Self-Portrait as the Chosen One
Long before I was what I am now, short
of breath, bald, just returned with arthritic knees
from exile in another country’s muck and red
volcanic soil, too near-sighted to discern
the High Plains tumbleweed from the burning
bush of myth, scorched now and silent,
long before this, I was the first son my mother
bore that lived. The first two were named,
baptized as they strangled blue and cold
in the stillborn canal. Incorruptible halo
of hospital lights. But not me—I got dragged
through by the forceps in time to cut the cord,
unwind the noose of flesh from my pulsing neck.
I can’t be sure when she first told me this
story, this incantation, why they adopted
my brother before I was born. Maybe I was
five or six.
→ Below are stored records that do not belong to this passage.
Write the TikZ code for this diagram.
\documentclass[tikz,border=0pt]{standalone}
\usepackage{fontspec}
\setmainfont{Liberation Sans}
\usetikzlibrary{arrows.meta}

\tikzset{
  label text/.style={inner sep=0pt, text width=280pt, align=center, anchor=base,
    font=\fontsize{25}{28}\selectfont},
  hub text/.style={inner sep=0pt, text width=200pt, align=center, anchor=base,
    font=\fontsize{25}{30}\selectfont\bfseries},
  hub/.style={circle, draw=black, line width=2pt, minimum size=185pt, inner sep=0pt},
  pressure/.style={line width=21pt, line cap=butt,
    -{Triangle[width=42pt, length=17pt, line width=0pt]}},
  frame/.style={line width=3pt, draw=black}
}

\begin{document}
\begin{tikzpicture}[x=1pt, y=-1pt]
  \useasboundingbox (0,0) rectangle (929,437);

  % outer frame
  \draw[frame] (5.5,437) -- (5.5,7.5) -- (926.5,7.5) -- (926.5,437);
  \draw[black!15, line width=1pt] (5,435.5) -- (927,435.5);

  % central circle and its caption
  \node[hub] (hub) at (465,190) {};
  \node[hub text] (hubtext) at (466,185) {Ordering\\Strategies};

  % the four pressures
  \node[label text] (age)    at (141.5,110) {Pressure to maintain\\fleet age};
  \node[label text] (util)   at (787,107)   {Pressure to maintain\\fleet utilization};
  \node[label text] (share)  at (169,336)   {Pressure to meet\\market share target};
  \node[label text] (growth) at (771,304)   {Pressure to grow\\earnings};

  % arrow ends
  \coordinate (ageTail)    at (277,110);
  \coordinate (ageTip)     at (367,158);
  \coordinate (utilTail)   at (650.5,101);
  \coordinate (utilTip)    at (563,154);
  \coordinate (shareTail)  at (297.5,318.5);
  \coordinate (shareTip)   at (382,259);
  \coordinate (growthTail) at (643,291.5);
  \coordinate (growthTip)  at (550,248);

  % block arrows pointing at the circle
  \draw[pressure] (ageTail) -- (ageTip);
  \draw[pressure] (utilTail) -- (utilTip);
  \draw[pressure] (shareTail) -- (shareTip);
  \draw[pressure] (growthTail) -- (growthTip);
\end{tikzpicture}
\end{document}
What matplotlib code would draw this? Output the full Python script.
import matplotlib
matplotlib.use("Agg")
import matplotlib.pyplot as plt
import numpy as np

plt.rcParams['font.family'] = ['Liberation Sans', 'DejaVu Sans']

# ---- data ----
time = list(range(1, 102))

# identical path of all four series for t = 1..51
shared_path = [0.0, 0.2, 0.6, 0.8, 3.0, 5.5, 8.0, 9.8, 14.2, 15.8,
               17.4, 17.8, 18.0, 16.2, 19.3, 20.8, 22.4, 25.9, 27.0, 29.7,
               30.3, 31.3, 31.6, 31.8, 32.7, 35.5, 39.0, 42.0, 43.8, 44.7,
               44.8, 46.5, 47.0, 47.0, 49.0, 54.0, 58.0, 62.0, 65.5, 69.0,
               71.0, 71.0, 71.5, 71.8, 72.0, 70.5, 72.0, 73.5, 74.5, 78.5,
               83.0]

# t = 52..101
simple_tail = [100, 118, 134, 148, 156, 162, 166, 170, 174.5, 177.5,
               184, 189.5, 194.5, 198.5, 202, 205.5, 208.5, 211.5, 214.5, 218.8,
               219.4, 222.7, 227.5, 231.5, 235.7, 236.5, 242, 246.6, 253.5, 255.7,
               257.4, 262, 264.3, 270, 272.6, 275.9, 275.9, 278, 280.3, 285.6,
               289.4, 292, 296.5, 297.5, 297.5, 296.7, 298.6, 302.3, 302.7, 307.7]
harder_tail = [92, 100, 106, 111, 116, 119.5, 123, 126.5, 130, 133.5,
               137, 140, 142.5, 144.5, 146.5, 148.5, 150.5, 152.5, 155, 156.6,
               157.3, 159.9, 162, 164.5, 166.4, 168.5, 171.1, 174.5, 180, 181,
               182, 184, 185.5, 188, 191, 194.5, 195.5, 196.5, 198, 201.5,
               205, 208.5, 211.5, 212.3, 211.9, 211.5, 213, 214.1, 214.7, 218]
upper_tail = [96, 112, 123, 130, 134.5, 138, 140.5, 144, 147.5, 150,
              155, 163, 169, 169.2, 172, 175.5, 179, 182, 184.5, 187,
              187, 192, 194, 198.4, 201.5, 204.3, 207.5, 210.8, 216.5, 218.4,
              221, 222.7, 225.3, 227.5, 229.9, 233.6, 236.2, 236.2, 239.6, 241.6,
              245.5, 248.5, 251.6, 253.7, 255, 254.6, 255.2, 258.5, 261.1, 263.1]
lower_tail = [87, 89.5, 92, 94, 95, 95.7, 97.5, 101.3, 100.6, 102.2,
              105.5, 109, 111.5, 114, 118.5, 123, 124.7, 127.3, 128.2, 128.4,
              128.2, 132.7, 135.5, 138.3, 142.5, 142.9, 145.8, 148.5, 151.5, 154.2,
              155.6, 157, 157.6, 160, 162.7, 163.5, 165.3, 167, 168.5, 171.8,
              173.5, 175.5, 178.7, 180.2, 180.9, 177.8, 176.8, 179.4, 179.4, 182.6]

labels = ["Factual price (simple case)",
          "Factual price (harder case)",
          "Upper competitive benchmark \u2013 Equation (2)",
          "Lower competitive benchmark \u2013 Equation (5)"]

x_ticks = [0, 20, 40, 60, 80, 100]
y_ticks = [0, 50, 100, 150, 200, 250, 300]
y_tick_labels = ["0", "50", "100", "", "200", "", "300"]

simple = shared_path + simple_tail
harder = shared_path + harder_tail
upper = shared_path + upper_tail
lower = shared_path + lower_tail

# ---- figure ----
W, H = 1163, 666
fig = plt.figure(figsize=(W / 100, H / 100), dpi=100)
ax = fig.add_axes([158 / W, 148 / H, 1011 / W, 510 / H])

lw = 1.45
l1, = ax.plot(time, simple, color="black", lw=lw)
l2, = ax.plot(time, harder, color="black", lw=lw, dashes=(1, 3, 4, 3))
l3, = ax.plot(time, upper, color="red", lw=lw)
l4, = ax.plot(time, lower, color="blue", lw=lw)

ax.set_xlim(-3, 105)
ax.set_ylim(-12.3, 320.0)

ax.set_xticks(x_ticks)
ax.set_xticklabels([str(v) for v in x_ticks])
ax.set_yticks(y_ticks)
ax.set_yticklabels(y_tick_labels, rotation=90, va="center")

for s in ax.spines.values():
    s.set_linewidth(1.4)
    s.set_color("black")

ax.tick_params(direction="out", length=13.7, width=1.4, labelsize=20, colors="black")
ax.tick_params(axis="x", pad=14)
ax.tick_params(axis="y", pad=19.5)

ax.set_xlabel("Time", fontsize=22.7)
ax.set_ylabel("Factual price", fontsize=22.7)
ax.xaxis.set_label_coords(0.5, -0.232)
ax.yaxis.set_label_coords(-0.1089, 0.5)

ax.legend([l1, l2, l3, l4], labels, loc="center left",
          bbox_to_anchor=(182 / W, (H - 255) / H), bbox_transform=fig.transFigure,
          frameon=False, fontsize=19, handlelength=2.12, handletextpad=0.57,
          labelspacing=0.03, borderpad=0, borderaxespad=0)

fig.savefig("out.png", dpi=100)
But I heard it so many times it swelled
below my skin, a cyst adherent to bone.
We were walking on an unweeded path at the edge
of some woods a few blocks from the house,
the trees razed later for condos, a strip mall.
You’re a miracle, she said. You’ll do great things.
But I haven’t. I remember the September grass
wilting, the dead leaves’ veins crunching underfoot.
From that day I’ve been lost, wandering
through a field of flawed memories and missed
signposts. What she should have said is
you will learn even your skin is a borrowed mask.